THE BLOG

The Curse of the Deputy

29/07/2014 11:26 BST | Updated 27/09/2014 10:59 BST

It was always Gordon Brown's problem. It's turned out to be Philip Clarke's as well over at Tesco. And, despite his recent runs for England, it may well be Alastair Cook's too.

But why are deputies so often such failures? Why, when they have spent years planning their accession and have been positively groomed to take over, do they invariably make such a hash of the top job?

All of the above individuals were destined to suffer similar fates because their predecessors cast such all-enveloping shadows long after they departed. Brown's earnestness was never a match for Blair's flair, Clarke could never escape the fact that it was Sir Terry Leahy who turned Tesco into such a formidable business, and Cook was deemed the 'safe' choice to build on Andy Flower and Andrew Strauss's dominant England cricket team.

More importantly, all three felt it was their turn - and their colleagues, disastrously, agreed. It was as if they were engaged in a self-fulfilling prophesy, little anticipating that the very best deputies rarely make accomplished leaders of the same teams they inherit.

I have no doubt Cook would be a wonderful captain of Essex, Clarke would probably excel at running a company like Poundland, for instance, and Brown could be an inspirational leader on a multi-national think tank.

But earmarking an internal candidate to inherit the top job is often a doomed enterprise. For deputies are appointed because they have two key qualities - they are do-ers or they are nodders, and the best deputies are both. They have an enviable ability at simply getting the job done, following orders to the letter, allowing the boss to delegate and not worry. And they are skilled sycophants - unthreatening ego-massagers whose lust to succeed is well-recognised by the boss who thus demands total obedience in return for subsequent patronage.

The irony, of course, is that those who determine not to play by the rules should be the real candidates for promotion. The ones who aren't afraid to do things differently, to shake things up even if it means tinkering with their gilded inheritance. The ones who are brave enough to appoint deputies that are willing, like them, to answer back and question the modus operandi.

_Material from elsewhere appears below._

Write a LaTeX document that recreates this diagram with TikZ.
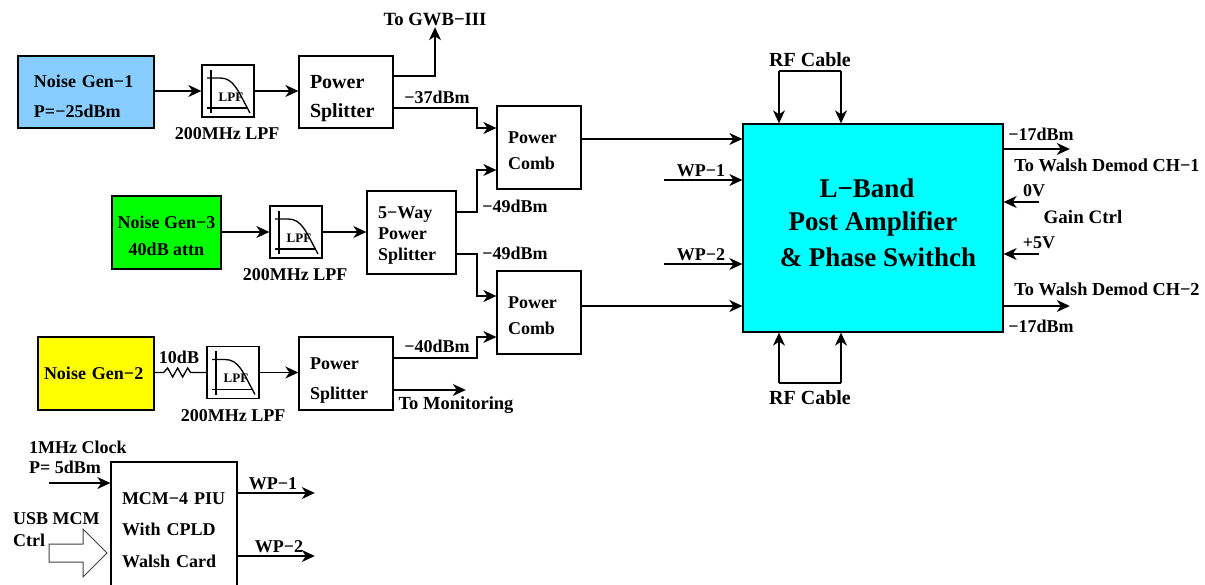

I have won and lost jobs on the back of my (occasional) inability to be an obsequious yes-man. I won a job in a powerful publishing empire because I dared to speak my mind in a room of conformity, at precisely the moment the boss was changing his. The next day, my honesty was rewarded with a full-time contract.

And then I lost a job because I spoke my mind. Obviously I always did what was asked of me but, again in a room of conformity (though this time one in which the boss visibly reddened and shifted uncomfortably if there was debate) I spoke my mind if I felt my opinions would contribute to better decisions.

The arenas of politics, business and sport are littered with the corpses of new bosses who mistook demanding slavish agreement for good leadership. They fear opposition so surround themselves with unthreatening yes-men and women. Cook is a prime example - he jettisoned his most gifted player, Kevin Pietersen, because of his maverick outspokenness. If only Cook had made him vice-captain he'd now be hailed as a visionary leader.

More than 2,500 years ago, the same scenario was played out in the marbled halls of Greece, a fact memorably noted on by Socrates who warned its leaders: 'Think not those faithful who praise thy words and actions, but those who kindly reprove thy thoughts.'

Part of the reason we got into such a financial mess was due to individuals in banks not standing up and saying 'this is wrong'. Creative industries are stymied by ingratiating wannabes who never rock the boat. Our sports teams are trounced because governance is predicated on the need for people to fall into line - mavericks not allowed.

The higher we are promoted, the more likely we are to be ingratiated, the more our egos require servility. It is at this precise moment then, that leaders - especially new ones - should seek counsel from people who don't use flattery to further their careers.

That way, the mistakes they make will not stem from the cursed fear that accession engenders in deputies, but from the desire to be their own leaders.